Fri, April 22, 9:30 to 11:00am CDT (9:30 to 11:00am CDT), Hyatt Regency - Minneapolis, Floor: 2, Greenway A

Proposal

This paper offers new empirical evidence on the characteristics of collaborative professional relationships and how these can function to bring about positive education system change. It argues that collaborative professionalism is one example of systems thinking that can be applied to the field of education development, offering an important approach for large scale change management in the global south. By collaborative professionalism we refer to peer professionals - in this case teachers or headteachers - working together in network structures, such as communities of practice (CoPs), to share learnings and improve practice, and the leadership required to support this. By education system, we mean the people, processes, relationships, resources and institutions which interact to deliver education outcomes (DFID, 2018). The paper provides a synthesis of empirical evidence from three settings – in Kenya, India and Rwanda – to illustrate the characteristics of collaborative professionalism in contexts where it has been applied at scale to bring about shifts in learning outcomes.

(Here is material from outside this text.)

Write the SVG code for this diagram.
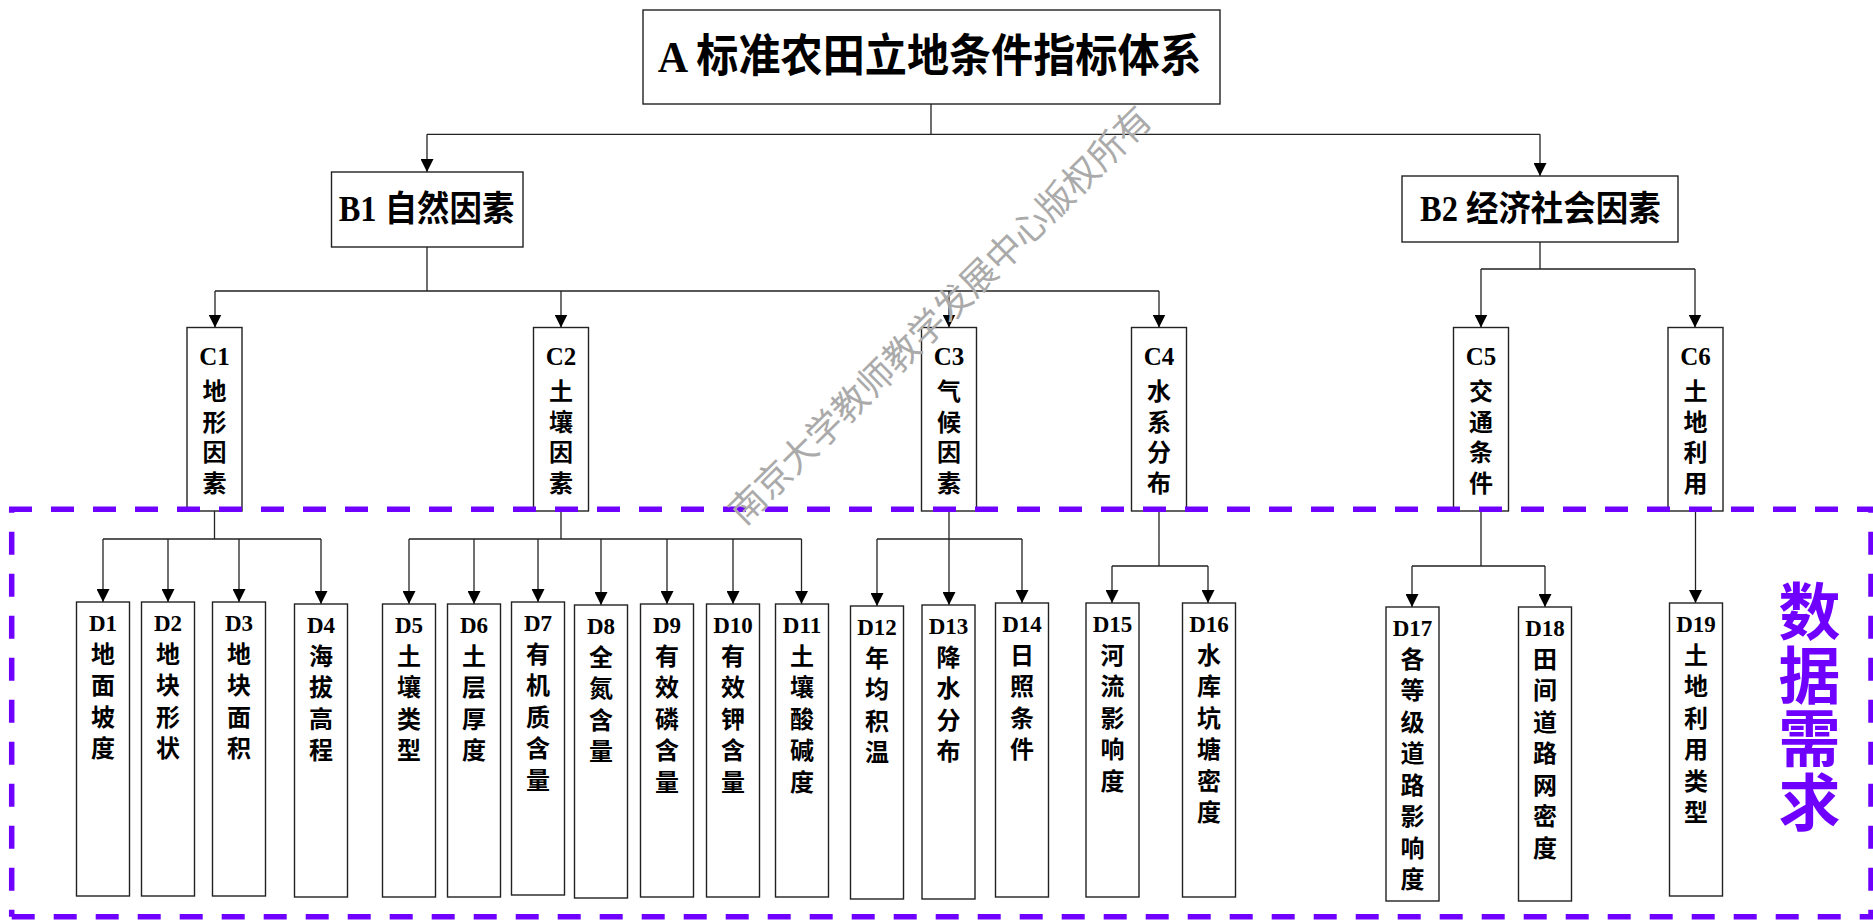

Leading academics recognise that public sector reforms often fail and call for a better understanding of ‘how change happens’: in other words a better understanding of large scale delivery, people and institutional change. For example, Banerjee et al (2017) talk about ‘getting inside the machine’ of government to deliver interventions successfully at scale. Pritchett et al. (2010) call for a focus on understanding the black box of delivery and the ‘functioning’ of public systems and institutions. In education, this field, which we refer to as change management, is small, and much of the emerging literature focuses on accountability relationships or incentives for change.
We argue that the principles of collaborative professionalism have an essential role to play in this nascent discipline of change management in education development, and are pertinent for addressing complex challenges which require a more systemic solution, such as quality improvement at scale. Although there is an established literature in high income contexts (Hargreaves and Fullan 2012, Hattie 2016), there is less evidence from lower income settings. Through the case studies, we illustrate the shifting relationships between education system actors as change happens. We argue that a positive dynamic for change is not only based on accountability relationships: when relationships are based on trust, dialogue and inquiry, peer accountability and a shared purpose, positive change can ensue, as these relationships build collective understanding of goals and collective efficacy which in turn drive improved problem-solving, more effective practices, and alignment of efforts. We also offer evidence on the type of leadership needed by actors in an education bureaucracy for this collaborative professionalism to flourish, arguing for a strong ‘middle’ layer of leadership, such as change agents and distributed leadership structures which catalyse a collective spirit.
Together with insights from the wider literature, this evidence is used to offer a conceptual framework for high functioning collaborative networks. The paper draws on a body of research from EDT on collaborative professionalism, conducted over four years in partnership with IIEP-UNESCO, the Education Commission, Foreign and Commonwealth Development Office (FCDO), WISE, and STiR Education.